Experimental Analysis of Authentication-Based Privacy Leakage in 5G SA

Another paper from our work on 5G security has been accepted to the 9th International Workshop on Emerging Network Security (ENS) in conjunction with the 21st International Conference on Availability, Reliability and Security (ARES), to be held August 24-27, 2026 in Linköping, Östergötland/Sweden. The paper is going to be presented by Hamza Ahmed Farah.

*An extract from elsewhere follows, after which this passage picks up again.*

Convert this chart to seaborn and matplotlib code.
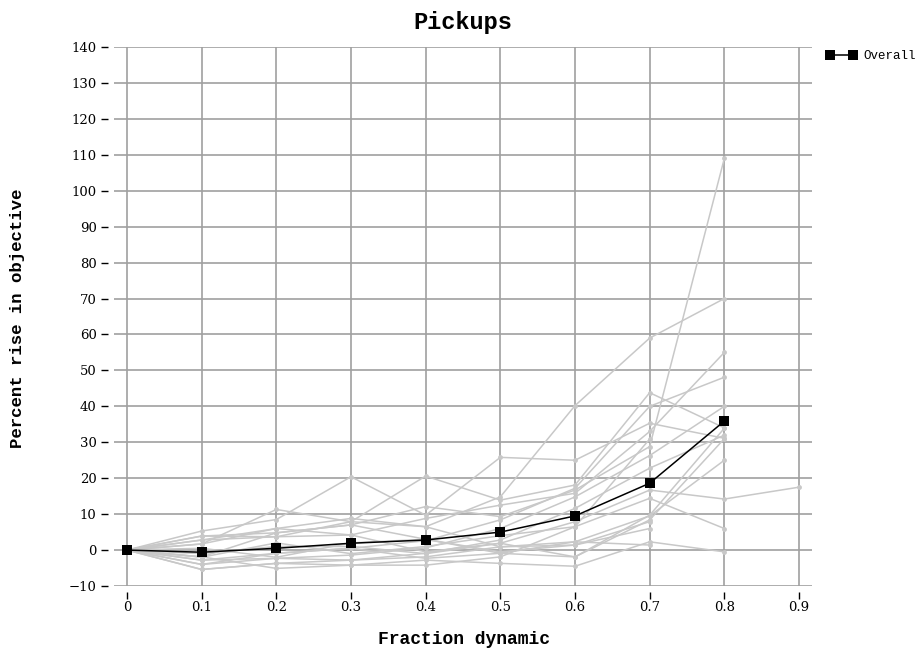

Abstract: 5G Standalone (SA) networks introduce the Subscriber Concealed Identifier (SUCI) and the 5G Authentication and Key Agreement (5G-AKA) protocol to eliminate the plaintext identity exposure of earlier generations. However, privacy leakage can persist through observable protocol behaviour rather than exposed identifiers. This paper presents an experimental evaluation of two such attack classes — the SUCI-catcher and the SQN inference attack — implemented as a transparent N2-interface proxy on a fully virtualized, 3GPP Release~16-compliant testbed built on OpenAirInterface, UERANSIM, and a custom NGAP proxy. The SUCI-catcher exploits the binary outcome of the 5G-AKA challenge-response exchange as a presence oracle, successfully recording SUCIs from six subscribers and confirming target presence without recovering any keying material, breaking location privacy and unlinkability. The SQN inference attack recovers subscriber sequence-number bits through controlled synchronisation failures, accurately inferring 8~bits of SQN verified against ground-truth core network state, and demonstrating that SQN changes between observations track subscriber activity, breaking undetectability. Both attacks share a structural dependency on abusing core-network authentication-vector generation. Operator-level rate-limiting and anomaly detection are identified as near-term mitigations; long-term protection requires protocol-level changes to 5G-AKA.

Paper Reference: Farah, Hamza Ahmed; Ahmed, Azza Hassan Mohamed and Dreibholz, Thomas: «Experimental Analysis of Authentication-Based Privacy Leakage in 5G SA», in Proceedings of the 9th International Workshop on Emerging Network Security (ENS) in conjunction with the 21st International Conference on Availability, Reliability and Security (ARES), Linköping, Östergötland/Sweden, August 2026.